Milkscreens are intended for use by consumers at home as a qualitative test to identify the presence of alcohol in breastmilk. They detect at a level of 0.02% or greater.
Alcohol can pass through your body into your breastmilk. Because everyone metabolizes alcohol differently, the amount of time it takes for the alcohol to leave your breastmilk also varies. Alcohol is not trapped in breastmilk and draining your breasts will not speed up the elimination of breastmilk from your system. Over time your body will naturally metabolize the alcohol but the only way to know for certain that the alcohol is gone is to test your milk.
The MilkScreen test accurately detects the presence of alcohol at 0.02% or greater.
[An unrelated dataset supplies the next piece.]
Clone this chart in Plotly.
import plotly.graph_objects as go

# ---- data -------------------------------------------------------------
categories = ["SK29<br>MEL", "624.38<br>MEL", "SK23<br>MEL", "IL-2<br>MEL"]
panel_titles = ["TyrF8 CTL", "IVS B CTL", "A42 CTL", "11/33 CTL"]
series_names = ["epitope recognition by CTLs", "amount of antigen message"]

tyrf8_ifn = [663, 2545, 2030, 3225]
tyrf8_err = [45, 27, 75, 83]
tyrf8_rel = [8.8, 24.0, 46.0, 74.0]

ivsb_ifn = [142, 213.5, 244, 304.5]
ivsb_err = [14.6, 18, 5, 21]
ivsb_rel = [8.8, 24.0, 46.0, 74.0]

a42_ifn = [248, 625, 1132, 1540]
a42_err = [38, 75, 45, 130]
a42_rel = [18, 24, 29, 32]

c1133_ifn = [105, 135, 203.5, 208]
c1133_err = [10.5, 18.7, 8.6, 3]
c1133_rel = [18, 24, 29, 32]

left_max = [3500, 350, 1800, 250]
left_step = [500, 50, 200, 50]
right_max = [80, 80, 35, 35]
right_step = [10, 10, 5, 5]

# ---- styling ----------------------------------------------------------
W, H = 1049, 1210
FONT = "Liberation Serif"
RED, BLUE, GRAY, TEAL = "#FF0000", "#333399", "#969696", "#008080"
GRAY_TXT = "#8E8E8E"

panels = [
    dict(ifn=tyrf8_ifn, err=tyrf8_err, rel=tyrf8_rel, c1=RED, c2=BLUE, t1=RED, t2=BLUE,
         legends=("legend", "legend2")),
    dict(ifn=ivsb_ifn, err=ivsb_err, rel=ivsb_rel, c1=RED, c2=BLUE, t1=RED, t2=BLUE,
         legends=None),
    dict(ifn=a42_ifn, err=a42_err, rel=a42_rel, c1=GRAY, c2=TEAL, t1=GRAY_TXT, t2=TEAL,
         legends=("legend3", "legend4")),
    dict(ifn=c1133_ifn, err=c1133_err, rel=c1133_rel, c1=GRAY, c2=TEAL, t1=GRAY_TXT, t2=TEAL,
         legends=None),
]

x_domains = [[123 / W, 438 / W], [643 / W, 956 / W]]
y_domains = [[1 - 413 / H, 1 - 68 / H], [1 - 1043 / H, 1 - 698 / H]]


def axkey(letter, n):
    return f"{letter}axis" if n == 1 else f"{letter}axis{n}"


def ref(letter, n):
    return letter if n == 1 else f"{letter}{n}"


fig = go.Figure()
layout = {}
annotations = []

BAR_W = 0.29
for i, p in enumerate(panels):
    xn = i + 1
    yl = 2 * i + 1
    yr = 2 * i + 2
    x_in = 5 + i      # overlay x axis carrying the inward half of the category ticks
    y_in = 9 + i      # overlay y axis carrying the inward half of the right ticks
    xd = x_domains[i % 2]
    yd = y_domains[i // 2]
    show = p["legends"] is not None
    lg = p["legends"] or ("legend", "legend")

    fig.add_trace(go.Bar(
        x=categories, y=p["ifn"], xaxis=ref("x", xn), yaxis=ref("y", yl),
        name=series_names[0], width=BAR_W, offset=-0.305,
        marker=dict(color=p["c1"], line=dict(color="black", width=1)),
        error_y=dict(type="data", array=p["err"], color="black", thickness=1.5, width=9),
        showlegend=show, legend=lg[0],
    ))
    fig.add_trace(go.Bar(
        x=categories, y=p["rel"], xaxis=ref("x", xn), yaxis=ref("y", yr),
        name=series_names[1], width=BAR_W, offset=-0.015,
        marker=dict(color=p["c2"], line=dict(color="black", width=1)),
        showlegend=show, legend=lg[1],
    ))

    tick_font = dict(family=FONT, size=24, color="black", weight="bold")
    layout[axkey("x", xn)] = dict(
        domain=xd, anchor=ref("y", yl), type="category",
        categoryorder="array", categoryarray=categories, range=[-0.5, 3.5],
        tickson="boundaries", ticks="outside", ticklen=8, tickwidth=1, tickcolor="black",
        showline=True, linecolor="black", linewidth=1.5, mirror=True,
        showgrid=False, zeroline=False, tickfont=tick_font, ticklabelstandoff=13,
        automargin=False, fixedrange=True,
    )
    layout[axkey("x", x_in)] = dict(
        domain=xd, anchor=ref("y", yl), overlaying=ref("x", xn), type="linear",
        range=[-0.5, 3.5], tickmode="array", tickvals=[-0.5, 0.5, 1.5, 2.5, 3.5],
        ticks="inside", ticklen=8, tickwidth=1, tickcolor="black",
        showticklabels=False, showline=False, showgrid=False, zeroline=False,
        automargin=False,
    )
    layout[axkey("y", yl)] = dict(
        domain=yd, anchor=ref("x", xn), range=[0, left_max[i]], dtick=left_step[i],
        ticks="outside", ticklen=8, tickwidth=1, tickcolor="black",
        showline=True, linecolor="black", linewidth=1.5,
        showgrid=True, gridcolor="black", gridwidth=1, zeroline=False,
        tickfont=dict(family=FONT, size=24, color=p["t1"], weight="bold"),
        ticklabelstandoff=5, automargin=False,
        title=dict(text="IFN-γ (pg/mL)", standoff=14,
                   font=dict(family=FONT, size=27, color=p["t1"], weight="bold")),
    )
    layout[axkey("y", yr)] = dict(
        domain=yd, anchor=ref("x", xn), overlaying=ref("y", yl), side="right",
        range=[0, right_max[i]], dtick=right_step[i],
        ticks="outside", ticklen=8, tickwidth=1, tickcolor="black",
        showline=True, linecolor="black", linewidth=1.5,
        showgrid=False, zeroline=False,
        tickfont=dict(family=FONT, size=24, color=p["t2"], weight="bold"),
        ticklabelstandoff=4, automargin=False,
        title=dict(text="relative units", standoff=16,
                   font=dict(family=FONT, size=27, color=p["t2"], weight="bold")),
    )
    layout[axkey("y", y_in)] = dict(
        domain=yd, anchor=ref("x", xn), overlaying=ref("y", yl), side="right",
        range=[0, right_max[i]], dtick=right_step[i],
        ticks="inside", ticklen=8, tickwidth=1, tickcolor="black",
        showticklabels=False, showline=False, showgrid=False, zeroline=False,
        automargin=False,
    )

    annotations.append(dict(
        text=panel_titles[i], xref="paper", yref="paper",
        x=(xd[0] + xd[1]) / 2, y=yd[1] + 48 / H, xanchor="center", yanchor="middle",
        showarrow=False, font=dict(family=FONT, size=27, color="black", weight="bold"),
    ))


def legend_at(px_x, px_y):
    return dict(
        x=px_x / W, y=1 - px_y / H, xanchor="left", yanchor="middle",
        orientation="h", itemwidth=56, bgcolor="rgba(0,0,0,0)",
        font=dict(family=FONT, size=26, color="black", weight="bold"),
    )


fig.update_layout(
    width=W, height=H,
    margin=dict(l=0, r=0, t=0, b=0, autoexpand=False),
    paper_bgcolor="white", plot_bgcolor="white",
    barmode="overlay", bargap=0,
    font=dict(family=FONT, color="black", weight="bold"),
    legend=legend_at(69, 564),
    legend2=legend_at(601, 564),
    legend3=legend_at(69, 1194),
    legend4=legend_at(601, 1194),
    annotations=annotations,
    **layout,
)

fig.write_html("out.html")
This ia a level of alcohol that according to leading medical studies may negatively impact on baby’s sleeping and eating behaviors.
The milkscreen consists of a plastic test strip with a reactive pad attached to the tip. The tip, on contact with breastmilk that contains alcohol, will change colour depending on the amount of alcohol present.
Directions:
- Express milk directly onto the milkscreen test pad, or in a container. If you choose to express milk into a container make sure the container is clean, dry, and entirely free of alcohol.
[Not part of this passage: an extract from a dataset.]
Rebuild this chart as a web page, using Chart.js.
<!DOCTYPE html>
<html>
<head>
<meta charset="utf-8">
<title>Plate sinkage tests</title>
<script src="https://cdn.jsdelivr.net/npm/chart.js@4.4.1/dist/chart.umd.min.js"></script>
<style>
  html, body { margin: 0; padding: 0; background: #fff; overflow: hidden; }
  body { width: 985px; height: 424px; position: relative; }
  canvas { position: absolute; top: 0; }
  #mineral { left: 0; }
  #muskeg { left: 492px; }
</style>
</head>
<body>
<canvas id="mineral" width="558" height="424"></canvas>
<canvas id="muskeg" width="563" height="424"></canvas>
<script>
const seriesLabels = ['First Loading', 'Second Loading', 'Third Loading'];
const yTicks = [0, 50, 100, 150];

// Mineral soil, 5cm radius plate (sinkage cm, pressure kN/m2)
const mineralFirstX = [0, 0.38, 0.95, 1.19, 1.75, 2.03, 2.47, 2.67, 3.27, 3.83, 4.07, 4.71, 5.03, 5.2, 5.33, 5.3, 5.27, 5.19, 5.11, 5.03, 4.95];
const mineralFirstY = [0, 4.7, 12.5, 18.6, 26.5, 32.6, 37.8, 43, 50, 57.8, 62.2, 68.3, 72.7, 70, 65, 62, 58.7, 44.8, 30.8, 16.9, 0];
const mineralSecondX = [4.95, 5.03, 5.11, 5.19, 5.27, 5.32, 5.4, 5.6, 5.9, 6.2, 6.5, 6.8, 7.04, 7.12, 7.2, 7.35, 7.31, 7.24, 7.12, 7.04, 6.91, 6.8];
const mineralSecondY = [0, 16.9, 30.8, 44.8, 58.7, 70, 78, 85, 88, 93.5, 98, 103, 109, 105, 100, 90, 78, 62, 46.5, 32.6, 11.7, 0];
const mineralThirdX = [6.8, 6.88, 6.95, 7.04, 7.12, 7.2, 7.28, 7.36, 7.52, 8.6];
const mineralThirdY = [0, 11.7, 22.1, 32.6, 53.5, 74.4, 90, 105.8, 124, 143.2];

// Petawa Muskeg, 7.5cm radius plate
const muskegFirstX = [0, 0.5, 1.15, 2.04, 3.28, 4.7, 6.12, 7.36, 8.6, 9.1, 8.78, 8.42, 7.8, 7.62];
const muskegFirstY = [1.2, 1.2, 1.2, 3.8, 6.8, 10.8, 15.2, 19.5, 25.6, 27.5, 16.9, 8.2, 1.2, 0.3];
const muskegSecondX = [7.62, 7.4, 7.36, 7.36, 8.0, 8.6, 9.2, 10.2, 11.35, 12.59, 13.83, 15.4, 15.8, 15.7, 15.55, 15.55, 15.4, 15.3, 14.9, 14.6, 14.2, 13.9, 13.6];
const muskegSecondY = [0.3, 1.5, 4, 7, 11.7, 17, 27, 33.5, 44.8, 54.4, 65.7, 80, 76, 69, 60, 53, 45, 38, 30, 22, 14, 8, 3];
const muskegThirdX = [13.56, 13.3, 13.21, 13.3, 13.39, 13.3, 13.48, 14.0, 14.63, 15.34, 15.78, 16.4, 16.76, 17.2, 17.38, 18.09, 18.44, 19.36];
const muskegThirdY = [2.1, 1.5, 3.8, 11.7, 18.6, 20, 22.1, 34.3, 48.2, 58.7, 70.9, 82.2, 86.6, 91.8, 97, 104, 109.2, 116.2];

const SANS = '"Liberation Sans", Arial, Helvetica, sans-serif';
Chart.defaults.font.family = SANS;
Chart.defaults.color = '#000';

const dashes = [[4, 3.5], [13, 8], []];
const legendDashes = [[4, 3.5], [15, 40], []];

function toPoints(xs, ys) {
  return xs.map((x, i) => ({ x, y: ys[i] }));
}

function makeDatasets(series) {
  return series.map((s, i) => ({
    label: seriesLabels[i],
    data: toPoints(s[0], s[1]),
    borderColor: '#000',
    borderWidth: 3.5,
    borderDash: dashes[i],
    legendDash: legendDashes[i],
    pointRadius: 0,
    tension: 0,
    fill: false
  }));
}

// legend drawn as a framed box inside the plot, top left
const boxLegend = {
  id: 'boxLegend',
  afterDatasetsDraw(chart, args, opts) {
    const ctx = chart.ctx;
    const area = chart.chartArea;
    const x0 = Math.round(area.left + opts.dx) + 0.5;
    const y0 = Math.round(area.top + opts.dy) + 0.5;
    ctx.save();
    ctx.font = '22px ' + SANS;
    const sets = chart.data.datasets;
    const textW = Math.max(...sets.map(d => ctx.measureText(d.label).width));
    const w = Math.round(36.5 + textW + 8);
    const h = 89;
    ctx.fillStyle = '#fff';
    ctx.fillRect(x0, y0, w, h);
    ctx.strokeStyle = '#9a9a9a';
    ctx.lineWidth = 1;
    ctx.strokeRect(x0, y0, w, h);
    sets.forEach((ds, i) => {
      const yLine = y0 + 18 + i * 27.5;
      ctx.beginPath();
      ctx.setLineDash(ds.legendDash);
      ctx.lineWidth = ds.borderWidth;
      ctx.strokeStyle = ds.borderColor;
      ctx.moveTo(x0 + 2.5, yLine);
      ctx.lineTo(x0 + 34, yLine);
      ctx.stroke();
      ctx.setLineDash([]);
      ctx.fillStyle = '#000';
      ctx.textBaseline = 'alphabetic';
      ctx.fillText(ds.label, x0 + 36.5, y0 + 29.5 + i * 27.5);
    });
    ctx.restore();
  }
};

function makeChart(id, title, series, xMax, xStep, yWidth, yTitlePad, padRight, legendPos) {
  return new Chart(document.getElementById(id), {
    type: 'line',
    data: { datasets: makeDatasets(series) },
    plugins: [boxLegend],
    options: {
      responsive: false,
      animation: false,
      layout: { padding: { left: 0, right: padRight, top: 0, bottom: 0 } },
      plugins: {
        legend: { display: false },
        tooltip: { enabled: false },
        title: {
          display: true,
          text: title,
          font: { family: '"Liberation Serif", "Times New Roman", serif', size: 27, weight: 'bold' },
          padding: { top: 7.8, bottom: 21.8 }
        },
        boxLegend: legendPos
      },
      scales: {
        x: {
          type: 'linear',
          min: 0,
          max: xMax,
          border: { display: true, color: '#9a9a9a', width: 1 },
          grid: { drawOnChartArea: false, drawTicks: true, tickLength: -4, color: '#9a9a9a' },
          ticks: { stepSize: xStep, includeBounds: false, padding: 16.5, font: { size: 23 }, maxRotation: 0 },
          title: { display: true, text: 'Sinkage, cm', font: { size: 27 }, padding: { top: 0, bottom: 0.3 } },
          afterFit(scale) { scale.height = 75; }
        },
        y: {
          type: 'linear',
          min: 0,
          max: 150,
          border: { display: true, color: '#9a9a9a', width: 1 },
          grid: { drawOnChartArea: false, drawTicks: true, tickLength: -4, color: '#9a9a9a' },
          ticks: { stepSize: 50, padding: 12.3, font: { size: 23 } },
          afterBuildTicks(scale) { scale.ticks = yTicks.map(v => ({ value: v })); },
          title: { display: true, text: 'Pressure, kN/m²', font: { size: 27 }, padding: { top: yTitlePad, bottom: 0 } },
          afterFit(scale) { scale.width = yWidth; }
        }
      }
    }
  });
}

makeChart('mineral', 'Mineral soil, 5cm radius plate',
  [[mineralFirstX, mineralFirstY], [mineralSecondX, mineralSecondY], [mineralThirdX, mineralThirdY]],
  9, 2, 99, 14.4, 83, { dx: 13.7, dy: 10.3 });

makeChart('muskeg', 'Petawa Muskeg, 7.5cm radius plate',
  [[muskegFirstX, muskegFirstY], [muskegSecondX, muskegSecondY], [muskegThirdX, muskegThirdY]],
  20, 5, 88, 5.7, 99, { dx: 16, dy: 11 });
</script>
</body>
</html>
- Because alcohol levels can continue to rise in milk for 30-90 minutes after the last alcohol drink, milk collection should be done at least 30 minutes after your last drink.
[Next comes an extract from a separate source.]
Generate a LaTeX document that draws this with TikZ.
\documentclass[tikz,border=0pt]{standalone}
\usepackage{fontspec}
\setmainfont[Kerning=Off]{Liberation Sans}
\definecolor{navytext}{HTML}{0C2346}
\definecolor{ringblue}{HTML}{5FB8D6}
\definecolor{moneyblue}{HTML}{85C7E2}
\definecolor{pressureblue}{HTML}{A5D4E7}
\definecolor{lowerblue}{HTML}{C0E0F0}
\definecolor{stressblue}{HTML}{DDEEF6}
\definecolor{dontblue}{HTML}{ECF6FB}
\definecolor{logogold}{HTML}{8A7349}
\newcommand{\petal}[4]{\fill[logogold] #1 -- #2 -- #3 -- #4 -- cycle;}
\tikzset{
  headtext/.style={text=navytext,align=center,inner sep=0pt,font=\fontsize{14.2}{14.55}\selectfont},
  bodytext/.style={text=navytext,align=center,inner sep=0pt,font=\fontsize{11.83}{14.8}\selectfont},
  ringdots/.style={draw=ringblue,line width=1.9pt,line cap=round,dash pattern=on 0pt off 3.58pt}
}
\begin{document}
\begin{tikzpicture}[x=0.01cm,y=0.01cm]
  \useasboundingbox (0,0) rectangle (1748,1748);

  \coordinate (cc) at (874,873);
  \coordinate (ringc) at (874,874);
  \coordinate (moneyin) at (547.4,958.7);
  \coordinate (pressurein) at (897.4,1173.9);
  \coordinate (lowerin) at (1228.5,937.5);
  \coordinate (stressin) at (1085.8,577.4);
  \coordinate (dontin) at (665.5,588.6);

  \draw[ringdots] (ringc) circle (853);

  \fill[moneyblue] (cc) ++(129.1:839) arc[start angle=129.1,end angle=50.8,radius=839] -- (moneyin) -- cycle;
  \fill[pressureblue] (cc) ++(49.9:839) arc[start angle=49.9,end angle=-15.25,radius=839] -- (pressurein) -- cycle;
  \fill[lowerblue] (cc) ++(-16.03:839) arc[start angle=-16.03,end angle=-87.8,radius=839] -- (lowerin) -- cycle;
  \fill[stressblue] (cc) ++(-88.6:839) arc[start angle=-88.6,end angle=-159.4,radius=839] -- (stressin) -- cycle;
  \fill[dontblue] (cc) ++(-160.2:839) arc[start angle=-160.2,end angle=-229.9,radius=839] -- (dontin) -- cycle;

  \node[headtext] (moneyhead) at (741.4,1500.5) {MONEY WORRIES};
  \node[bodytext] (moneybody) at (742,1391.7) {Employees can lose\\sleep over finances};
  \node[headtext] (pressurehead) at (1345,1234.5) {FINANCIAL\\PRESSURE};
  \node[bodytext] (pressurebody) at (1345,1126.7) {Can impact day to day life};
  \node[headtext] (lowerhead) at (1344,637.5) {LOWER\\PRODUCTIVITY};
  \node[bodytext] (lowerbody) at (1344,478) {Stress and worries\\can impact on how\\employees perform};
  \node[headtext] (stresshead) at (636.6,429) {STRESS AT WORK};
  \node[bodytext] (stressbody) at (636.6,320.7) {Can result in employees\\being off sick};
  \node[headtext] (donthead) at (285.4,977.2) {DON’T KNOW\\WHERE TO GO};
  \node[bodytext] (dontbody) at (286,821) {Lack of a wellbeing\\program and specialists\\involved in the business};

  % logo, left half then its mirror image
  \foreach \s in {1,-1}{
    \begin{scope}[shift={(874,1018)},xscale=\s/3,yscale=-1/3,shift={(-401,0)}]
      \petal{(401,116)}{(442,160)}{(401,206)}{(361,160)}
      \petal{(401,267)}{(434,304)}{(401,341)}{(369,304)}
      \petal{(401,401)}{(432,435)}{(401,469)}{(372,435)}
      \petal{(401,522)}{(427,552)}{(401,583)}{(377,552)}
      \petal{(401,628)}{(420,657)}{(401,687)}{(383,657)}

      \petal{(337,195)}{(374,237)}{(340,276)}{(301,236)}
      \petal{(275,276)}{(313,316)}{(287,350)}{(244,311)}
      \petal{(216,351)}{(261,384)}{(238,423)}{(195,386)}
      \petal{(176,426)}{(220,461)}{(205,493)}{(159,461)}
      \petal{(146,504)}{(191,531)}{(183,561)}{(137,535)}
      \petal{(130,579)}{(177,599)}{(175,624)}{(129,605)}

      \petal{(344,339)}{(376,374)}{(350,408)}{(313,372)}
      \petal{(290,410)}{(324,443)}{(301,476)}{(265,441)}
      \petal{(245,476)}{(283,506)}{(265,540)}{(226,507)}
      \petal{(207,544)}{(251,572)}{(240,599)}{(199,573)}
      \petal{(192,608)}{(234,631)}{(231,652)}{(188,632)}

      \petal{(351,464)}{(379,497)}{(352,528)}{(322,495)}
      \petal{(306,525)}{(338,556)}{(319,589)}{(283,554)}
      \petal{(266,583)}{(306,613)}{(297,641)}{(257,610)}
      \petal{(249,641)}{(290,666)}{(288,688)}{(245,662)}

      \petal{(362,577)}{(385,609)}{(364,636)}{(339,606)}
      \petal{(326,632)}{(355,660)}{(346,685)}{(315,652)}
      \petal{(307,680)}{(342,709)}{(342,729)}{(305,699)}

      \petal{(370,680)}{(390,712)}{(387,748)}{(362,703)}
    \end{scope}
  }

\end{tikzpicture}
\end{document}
- Saturate the test pad with breast milk OR dip the test pad into a small portion of milk from a pumped sample. Remove the test strip from the container after 3 seconds. Discard milk.
- Tap the exess milk of the test pad.
- Wait 2 minutes.
- Read the results by comparing the colour on your test pad to the colour blocks on the back of the box.
- If you obtain a POSITIVE result, wait and re-test after 30 minutes using a fresh sample. Do not feed baby with this milk.
Limits
The results are for the qualitative detection of alcohol in breast milk. Drinking large amounts of alcohol is dangerous for you and your baby. The test is meant to detect residual alcohol from an occasional drink, not as permission for heavy or frequent alcohol consumption.
The test strips are very sensitive to the presence of alcohol and alcohol vapours in the air could be detected by the test. If the presence of alcohol vapours is suspected, the test should be used in an area known to be free of these vapours (e.g outside).